About a 30-minute drive from the Ex Olimpo, in the quiet Buenos Aires suburb of San Martin, a large, young crowd gathers inside a sun-dappled park for a rally. Friends lounge on blankets, passing around gourds filled with dried yerba mate. There are green handkerchiefs tied around dogs’ necks, green flags strung onto trees and knotted into ponytails. Green notebooks, green pins, green posters, green T-shirts with “feminist” scrawled across the front are folded neatly on vendors’ blankets on the grass. The event’s organizers, the National Campaign’s San Martin chapter, stand near a table at the front of the park, in front of a banner that is also green.
As a band finishes up its act, two campaign members walk to the front of the stage. They’re both holding the text of a new abortion legalization bill drafted by the campaign that, they explain, will soon be introduced in Congress.
It won’t be the second, third, or even fourth time the group has tried to move a legalization bill through the legislature. Since 2005, when the campaign was founded, the organization drafted six bills that were introduced in Congress but never made it out of committee. That changed last year when a record 72 legislators in Argentina’s Chamber of Deputies co-signed the bill and brought it to debate on the floor. The bill garnered the votes needed to pass the Chamber, but ultimately failed in the Senate, when 31 lawmakers voted in favor of the proposal, 38 opposed, and two abstained. It was a rapid shift after years of unsuccessful efforts to move a bill forward — and one that Carbajal, the journalist, says succeeded in “socially decriminalizing” abortion even if the law didn’t pass.
“Grandmothers talked with their granddaughters about their abortions, mothers talked with their daughters about their abortions, they talked in homes, during dinner, about what an abortion is. These discussions took place,” she says.
What changed? Although there has long been a women’s movement in Argentina, many trace the current wave of activism to a movement called Ni Una Menos. It began in 2015 as a campaign against gender violence, turning out tens of thousands of demonstrators to protest a spate of gruesome femicides. As the campaign garnered attention, protesters began calling attention to a broader array of women’s issues, including reproductive health and abortion.
The groundswell of interest in feminism generated by the movement attracted a new, often younger, media-savvy group of activists to the cause. Their efforts gained visibility on social media and in popular culture, with abortion making the rounds on daytime television and in the news, and in groups like Actrices Argentinas, a collective of well-known pro-choice actresses that teamed up with the National Campaign to rally support for legalization in Congress. When the bill finally came to a vote, it brought tens of thousands to the streets of Buenos Aires, supporters of the bill in green, and opponents in light blue. Although it ultimately didn’t pass, many activists, including Marcela García of the San Martin chapter, claimed victory from the rapid advancement of the bill and the cultural transformations the debate produced.

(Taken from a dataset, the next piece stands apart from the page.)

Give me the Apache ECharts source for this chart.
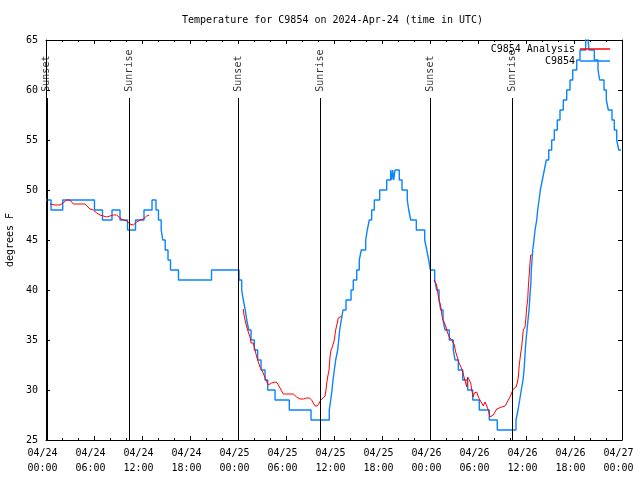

Fanned out across the rally at the park, volunteers with the campaign wind through the crowd, distributing print outs of the draft bill. García points to a young woman studying her copy closely.
“Sometimes people ask us how we experienced the rejection of the bill in 2018,” she says. “But we didn’t lose in any way. We gained historical visibility. I think this is an awakening in political awareness of a new sector of the population, the adolescents, who will become new voters in the next election. We see our potential in them.”

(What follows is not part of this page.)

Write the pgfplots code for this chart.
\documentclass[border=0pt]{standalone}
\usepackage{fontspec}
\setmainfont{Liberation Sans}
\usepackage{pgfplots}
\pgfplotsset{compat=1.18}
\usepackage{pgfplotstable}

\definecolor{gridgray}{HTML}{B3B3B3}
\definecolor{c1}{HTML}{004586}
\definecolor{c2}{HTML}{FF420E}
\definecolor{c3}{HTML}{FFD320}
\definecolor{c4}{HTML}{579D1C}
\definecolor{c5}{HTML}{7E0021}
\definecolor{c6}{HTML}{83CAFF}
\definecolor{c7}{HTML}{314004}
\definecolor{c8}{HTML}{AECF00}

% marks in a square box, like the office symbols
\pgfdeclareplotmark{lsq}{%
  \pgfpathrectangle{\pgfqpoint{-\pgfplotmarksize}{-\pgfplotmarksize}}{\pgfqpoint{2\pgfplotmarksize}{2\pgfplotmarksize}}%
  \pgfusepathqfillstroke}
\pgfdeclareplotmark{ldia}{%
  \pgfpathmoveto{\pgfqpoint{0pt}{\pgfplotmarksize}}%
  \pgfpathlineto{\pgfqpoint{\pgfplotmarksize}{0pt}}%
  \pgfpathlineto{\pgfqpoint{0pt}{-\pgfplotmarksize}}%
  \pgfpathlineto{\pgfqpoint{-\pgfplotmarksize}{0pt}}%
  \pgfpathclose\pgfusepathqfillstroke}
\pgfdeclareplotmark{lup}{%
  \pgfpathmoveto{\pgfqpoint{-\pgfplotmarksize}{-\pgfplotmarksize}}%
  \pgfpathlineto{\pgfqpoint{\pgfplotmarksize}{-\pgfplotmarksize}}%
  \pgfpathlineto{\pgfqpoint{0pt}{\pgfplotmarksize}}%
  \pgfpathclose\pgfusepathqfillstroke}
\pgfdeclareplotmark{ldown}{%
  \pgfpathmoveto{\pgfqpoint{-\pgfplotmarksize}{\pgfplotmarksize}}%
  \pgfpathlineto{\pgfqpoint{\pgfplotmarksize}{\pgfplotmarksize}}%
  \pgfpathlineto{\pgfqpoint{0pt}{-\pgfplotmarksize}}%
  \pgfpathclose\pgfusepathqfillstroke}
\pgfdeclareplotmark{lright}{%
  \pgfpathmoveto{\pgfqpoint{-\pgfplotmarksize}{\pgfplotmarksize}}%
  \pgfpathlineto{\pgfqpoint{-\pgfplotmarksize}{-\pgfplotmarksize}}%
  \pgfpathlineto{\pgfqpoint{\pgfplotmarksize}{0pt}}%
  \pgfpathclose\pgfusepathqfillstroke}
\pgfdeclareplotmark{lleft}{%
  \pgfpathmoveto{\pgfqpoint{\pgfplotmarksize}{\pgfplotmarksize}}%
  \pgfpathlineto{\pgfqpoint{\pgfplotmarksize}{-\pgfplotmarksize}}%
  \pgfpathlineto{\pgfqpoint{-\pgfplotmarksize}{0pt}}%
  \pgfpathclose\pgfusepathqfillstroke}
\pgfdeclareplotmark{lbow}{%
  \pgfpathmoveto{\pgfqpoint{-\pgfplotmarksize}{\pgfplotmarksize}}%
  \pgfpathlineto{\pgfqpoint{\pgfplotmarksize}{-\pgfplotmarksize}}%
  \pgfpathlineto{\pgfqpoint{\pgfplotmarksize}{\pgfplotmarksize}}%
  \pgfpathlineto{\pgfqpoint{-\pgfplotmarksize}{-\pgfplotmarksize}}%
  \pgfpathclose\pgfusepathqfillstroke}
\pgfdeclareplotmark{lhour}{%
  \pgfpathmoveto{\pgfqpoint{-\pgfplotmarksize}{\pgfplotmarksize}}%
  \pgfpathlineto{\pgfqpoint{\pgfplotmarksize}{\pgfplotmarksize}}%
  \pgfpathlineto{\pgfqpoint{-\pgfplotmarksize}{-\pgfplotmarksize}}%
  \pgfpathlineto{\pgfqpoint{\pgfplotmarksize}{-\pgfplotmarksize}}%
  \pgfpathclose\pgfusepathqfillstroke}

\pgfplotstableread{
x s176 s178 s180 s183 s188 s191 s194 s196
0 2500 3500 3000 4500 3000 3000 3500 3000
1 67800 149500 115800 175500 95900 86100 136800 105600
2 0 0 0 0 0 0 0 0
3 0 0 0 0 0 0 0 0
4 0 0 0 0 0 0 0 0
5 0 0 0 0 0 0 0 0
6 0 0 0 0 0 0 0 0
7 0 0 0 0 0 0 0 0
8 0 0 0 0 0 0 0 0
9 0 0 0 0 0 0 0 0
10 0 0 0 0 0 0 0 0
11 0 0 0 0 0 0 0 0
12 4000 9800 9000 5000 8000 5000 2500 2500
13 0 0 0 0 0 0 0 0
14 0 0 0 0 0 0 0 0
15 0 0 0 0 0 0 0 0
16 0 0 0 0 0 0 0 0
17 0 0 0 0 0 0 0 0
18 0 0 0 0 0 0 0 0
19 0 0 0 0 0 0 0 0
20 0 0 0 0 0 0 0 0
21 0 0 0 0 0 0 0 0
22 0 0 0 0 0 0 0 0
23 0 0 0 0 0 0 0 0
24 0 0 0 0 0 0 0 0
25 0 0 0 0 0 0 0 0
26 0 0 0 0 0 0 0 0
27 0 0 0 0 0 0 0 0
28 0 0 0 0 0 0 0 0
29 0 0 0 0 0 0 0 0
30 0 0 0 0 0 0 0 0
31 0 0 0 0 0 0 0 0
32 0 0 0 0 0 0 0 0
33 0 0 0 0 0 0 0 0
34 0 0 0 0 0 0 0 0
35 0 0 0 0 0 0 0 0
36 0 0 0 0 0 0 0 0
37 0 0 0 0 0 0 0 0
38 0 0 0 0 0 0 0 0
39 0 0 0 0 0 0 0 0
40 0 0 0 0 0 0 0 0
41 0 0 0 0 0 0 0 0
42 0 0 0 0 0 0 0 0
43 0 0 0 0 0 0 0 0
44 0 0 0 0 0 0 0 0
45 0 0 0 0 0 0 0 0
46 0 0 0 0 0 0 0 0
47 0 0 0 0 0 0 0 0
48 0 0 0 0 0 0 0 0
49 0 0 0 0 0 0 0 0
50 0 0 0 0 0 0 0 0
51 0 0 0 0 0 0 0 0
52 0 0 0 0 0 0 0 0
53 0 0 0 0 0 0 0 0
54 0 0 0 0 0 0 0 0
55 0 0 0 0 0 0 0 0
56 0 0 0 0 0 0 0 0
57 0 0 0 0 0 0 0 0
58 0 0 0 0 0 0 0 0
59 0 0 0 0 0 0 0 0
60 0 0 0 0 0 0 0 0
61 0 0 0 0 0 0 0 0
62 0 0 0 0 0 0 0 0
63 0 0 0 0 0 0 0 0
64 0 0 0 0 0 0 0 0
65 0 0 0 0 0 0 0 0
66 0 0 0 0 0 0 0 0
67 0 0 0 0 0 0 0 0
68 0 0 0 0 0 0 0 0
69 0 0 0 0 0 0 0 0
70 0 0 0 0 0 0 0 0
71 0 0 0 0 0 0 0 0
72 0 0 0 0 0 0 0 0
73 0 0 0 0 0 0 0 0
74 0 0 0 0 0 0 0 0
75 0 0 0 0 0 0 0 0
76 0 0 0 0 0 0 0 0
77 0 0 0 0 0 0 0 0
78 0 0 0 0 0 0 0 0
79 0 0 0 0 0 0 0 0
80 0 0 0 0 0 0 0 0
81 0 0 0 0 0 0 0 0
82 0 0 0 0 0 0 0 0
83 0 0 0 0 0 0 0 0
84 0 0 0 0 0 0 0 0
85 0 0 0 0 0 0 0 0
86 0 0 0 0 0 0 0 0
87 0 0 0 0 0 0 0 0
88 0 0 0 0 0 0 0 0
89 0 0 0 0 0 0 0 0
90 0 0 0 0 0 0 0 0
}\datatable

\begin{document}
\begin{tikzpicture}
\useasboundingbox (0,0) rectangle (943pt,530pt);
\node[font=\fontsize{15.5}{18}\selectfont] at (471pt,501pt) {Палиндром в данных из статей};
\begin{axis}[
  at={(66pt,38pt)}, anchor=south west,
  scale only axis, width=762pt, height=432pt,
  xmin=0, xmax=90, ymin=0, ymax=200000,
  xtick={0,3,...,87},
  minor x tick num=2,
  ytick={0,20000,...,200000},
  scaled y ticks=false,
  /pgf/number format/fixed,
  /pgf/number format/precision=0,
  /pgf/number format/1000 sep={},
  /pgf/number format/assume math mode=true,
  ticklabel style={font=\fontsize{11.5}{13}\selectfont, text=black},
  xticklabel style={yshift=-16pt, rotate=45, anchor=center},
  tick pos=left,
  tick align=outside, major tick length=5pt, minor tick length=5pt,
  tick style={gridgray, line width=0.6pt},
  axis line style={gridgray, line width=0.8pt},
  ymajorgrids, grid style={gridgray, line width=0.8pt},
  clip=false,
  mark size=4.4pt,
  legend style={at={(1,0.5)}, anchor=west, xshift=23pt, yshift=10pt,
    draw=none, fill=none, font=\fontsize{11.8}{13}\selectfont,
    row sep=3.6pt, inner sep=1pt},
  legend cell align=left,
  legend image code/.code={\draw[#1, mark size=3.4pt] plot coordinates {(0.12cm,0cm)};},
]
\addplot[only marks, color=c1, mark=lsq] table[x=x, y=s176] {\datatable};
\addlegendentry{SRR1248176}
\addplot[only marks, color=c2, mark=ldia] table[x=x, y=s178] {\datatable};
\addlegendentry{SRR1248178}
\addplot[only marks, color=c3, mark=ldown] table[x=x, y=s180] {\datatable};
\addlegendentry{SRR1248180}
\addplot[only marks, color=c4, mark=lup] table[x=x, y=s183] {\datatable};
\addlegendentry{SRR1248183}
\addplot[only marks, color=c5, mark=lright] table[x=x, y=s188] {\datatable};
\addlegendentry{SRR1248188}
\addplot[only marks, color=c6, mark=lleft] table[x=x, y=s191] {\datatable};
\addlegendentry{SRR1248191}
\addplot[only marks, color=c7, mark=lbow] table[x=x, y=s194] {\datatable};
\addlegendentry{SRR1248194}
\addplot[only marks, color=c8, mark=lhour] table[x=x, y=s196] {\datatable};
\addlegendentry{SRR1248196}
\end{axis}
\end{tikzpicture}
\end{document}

Supporters want to see the bill advance as rapidly as it did last year, but know the dynamics of electoral politics and campaigning could complicate their efforts. Passing a new law could face difficulty before, and potentially after, the October 2019 general election, which will see the election of the president and vice president, nearly half of Congress, and a number of governors and members of provincial legislatures. Some of the lawmakers who supported last year’s bill are expected to face tough reelection battles, and any successful effort that makes it through Congress before October would have to pass through the same group of opposition Senators. Meanwhile, the dismal state of Argentina’s economy — with soaring inflation, unemployment hovering around 9 percent, and an estimated third of the population living in poverty — is likely to dominate much of the political debate.
“It’s going to be difficult for it to be discussed and voted on in Congress because it’s an election year,” says Malena Lenta, a member of the National Campaign in Buenos Aires. “Most senators and deputies don’t want to discuss it because they know that taking a position so publicly can play against them, no matter what they vote. So it’s better [for them] to ignore abortion altogether.”

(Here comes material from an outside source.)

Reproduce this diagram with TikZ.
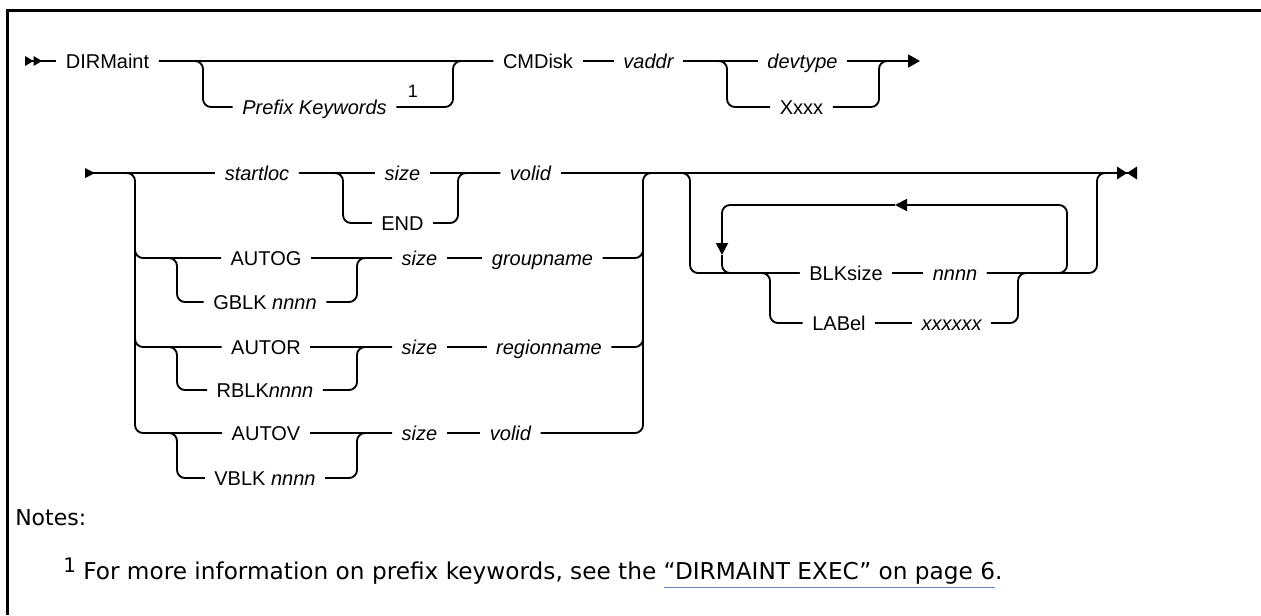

The election could be a litmus test of how, and if, the candidates and parties decide to integrate abortion into their platforms, and how they respond to outside pressure to take a firm position on the debate. Already, following the defeat of the bill in Congress, a group of politicians have launched the anti-abortion “Celeste Party,” named after the light blue scarves that have come to symbolize the opposition to the legalization movement. The group has declared itself the first political party defined by its position on abortion and already has some 35,000 followers on Facebook; on March 2019, a rally against abortion drew thousands of protesters to Buenos Aires.
Beyond activating political and social forces, Nadia Ferrari, a journalist who works in the press department of ELA, an organization that focuses on gender in Argentina and across Latin America, says the campaign generated a cultural backlash against women speaking out about gender issues, from sexism in the workplace to sexual assault. “I feel that women are really empowered right now and that men are reacting violently against women’s empowerment,” she says.
Back at the rally in the park, Rocío Sanchez of the San Martin chapter describes the youthful energy of the crowd — which could soon translate into a potent political force at the ballot box and beyond. Sanchez, a high school physics teacher, uses one of her students as an example.
“Last year, during the green wave and the protests, once the bill was rejected by the senate, one of my female students told me that in her first election — which will be the next election — she will not vote for any of the senators who voted against the bill. She made up a list!” Sanchez says. “Are we going to stop? There are no reasons to.” She laughs, pointing to the group splayed out on the lawn.